### [WRITTEN INSTRUCTION]
Reproduce exactly and only the lines running from the one with "Give me the" through the one with "const fmtPct = (v: number)", both end lines included.

⟨

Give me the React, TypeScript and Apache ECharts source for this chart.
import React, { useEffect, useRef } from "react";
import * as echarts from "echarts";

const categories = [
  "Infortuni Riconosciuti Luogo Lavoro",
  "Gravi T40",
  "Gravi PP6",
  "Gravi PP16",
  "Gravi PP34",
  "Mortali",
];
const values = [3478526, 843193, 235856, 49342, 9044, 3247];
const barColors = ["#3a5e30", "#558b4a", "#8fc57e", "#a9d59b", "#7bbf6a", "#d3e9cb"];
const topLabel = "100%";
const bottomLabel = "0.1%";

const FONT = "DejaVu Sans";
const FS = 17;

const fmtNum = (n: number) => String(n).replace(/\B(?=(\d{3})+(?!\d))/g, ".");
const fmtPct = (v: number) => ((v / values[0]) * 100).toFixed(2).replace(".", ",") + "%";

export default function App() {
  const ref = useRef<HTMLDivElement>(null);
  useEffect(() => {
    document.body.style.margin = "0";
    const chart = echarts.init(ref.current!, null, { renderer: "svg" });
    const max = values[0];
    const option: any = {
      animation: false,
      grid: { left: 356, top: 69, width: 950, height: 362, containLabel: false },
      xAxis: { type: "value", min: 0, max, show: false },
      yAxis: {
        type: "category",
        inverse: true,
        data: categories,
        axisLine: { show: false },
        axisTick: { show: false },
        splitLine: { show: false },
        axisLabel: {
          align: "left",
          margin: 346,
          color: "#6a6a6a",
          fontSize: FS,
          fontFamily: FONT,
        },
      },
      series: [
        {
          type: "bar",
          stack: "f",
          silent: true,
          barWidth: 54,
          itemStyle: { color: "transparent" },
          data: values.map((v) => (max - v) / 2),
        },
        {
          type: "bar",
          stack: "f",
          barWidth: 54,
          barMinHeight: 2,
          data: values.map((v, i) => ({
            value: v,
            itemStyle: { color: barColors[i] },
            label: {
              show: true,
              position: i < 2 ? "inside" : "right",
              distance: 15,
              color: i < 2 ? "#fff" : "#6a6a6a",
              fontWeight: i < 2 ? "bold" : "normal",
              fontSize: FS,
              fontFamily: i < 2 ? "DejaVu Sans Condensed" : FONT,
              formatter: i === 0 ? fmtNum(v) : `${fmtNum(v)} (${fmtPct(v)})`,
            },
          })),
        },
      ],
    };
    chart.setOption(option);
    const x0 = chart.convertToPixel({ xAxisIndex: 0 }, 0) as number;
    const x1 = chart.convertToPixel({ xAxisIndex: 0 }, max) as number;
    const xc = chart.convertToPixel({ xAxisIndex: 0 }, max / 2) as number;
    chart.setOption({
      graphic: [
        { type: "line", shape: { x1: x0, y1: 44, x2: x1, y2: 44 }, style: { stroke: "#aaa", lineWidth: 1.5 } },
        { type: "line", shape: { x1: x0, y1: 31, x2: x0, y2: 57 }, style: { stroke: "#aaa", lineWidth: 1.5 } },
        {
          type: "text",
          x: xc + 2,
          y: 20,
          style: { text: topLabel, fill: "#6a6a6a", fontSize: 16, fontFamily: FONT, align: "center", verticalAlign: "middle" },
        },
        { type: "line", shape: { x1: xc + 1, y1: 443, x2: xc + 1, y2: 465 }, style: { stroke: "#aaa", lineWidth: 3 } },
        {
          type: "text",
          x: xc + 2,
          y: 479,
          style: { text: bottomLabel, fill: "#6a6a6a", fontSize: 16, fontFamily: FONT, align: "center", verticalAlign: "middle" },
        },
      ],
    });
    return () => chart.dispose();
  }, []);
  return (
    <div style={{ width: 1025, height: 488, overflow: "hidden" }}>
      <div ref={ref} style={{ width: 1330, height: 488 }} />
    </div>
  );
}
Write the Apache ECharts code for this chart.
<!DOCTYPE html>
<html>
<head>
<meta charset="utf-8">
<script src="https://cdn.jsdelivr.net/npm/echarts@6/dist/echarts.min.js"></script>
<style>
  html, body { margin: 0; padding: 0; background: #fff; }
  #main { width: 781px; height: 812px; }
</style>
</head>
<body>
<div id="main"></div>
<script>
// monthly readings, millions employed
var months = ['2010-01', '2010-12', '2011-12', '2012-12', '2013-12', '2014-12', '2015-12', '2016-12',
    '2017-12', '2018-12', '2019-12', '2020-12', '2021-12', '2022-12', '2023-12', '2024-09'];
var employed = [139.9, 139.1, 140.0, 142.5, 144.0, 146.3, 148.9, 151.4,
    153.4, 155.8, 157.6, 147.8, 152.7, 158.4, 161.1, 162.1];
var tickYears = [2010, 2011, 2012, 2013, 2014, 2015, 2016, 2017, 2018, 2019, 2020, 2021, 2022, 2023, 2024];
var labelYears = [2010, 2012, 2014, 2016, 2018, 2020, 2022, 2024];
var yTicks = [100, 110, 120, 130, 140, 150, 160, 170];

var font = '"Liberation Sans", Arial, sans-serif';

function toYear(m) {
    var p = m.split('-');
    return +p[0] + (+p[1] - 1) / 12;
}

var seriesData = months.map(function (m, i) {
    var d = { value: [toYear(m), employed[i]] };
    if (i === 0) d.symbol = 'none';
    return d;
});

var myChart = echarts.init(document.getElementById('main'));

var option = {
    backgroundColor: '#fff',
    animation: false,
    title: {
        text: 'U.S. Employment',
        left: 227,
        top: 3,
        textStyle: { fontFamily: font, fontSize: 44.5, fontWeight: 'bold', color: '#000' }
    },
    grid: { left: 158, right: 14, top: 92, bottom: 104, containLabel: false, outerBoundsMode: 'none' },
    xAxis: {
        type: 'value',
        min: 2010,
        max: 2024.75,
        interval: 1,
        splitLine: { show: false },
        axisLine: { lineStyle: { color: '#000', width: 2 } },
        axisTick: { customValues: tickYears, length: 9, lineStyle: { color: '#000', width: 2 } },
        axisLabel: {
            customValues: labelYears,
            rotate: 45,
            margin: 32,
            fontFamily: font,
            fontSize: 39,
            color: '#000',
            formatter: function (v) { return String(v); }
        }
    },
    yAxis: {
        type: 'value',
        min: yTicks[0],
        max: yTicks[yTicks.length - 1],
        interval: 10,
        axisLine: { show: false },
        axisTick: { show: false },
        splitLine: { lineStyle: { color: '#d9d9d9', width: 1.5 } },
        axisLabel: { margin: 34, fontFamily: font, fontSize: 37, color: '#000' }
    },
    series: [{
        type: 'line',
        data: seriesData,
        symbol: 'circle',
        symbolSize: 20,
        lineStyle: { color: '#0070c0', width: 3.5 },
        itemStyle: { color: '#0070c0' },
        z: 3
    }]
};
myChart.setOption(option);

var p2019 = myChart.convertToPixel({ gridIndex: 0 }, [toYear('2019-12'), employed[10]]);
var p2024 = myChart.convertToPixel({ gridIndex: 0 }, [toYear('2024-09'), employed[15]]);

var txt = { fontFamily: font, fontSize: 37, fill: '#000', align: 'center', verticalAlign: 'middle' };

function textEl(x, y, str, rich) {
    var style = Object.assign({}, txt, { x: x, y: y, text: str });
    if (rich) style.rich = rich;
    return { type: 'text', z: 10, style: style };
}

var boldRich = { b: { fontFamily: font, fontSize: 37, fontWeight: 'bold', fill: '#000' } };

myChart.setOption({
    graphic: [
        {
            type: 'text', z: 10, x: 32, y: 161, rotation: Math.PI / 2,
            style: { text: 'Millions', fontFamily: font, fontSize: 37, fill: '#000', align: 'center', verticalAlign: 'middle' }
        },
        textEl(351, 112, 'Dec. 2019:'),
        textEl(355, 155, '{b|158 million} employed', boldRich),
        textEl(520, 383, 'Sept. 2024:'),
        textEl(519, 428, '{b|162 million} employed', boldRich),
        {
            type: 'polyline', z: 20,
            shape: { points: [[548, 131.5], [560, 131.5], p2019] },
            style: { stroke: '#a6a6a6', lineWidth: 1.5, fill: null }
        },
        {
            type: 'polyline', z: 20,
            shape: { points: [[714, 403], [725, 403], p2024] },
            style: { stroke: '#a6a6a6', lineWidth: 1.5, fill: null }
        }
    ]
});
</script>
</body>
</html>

⟩
⟨

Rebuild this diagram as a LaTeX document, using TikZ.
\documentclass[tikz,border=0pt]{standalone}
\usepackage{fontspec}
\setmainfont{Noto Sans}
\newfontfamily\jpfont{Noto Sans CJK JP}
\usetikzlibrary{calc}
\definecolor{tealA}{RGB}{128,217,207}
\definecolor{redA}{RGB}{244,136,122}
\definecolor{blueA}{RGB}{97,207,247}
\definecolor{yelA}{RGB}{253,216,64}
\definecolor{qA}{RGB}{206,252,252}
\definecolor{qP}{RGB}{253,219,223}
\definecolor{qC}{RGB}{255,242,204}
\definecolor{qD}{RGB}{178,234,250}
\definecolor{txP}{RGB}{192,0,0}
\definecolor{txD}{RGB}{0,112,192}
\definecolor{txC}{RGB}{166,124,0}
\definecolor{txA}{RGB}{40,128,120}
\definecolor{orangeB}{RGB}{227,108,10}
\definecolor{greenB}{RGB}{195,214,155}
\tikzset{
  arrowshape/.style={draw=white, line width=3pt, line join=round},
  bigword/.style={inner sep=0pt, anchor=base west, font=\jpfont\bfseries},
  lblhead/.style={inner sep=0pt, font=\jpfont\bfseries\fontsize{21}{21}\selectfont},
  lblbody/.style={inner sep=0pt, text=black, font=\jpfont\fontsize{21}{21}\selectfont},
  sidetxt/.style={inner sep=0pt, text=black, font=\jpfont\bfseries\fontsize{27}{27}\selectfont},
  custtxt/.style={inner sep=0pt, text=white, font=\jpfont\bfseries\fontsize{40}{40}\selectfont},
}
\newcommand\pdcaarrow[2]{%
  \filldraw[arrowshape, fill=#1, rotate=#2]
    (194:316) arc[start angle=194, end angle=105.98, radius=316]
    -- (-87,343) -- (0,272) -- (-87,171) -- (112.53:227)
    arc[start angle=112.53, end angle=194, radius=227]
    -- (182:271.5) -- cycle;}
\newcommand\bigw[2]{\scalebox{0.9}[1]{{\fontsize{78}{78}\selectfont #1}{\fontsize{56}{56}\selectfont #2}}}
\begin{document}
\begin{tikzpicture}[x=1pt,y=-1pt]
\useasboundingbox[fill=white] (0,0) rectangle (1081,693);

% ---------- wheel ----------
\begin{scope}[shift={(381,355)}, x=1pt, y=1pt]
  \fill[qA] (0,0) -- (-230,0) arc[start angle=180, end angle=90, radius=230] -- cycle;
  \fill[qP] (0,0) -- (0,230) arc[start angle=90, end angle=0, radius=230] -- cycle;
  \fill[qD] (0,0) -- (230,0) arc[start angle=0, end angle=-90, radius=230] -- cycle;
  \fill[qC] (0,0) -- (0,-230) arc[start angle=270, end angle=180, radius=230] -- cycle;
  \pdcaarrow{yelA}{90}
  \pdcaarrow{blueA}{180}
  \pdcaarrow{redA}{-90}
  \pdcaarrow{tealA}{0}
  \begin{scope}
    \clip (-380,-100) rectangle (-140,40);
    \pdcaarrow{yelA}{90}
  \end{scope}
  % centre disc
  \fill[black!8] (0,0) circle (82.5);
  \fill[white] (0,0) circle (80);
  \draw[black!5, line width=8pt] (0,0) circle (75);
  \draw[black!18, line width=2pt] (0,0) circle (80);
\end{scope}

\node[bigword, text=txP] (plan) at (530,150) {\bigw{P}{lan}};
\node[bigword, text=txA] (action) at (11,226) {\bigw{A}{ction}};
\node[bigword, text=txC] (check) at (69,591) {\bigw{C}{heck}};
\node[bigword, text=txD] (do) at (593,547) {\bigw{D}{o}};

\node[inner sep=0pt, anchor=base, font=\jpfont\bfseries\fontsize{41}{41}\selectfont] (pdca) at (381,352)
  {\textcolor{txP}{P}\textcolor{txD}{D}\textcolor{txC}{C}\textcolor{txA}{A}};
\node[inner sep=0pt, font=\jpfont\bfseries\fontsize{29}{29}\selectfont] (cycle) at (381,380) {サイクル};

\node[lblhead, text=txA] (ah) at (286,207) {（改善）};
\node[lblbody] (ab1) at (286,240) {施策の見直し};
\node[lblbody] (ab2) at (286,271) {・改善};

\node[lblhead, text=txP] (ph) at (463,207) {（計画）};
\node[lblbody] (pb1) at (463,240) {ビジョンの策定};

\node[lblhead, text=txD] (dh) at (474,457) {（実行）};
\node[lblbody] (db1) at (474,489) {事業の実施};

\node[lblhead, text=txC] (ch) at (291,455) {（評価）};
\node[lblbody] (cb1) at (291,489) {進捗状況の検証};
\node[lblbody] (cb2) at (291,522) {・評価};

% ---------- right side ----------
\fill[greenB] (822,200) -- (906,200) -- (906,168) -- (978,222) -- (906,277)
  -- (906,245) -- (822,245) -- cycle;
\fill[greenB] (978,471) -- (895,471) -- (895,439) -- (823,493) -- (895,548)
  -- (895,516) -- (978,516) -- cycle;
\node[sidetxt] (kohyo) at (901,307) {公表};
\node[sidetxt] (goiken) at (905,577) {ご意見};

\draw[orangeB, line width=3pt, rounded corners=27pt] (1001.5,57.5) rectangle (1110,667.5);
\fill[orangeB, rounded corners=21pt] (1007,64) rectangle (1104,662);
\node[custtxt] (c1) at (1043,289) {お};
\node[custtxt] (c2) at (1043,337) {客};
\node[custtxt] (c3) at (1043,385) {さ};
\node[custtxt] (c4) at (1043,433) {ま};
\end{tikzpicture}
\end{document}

⟩

### [TASK OUTPUT]
Give me the React, TypeScript and Apache ECharts source for this chart.
import React, { useEffect, useRef } from "react";
import * as echarts from "echarts";

const categories = [
  "Infortuni Riconosciuti Luogo Lavoro",
  "Gravi T40",
  "Gravi PP6",
  "Gravi PP16",
  "Gravi PP34",
  "Mortali",
];
const values = [3478526, 843193, 235856, 49342, 9044, 3247];
const barColors = ["#3a5e30", "#558b4a", "#8fc57e", "#a9d59b", "#7bbf6a", "#d3e9cb"];
const topLabel = "100%";
const bottomLabel = "0.1%";

const FONT = "DejaVu Sans";
const FS = 17;

const fmtNum = (n: number) => String(n).replace(/\B(?=(\d{3})+(?!\d))/g, ".");
const fmtPct = (v: number) => ((v / values[0]) * 100).toFixed(2).replace(".", ",") + "%";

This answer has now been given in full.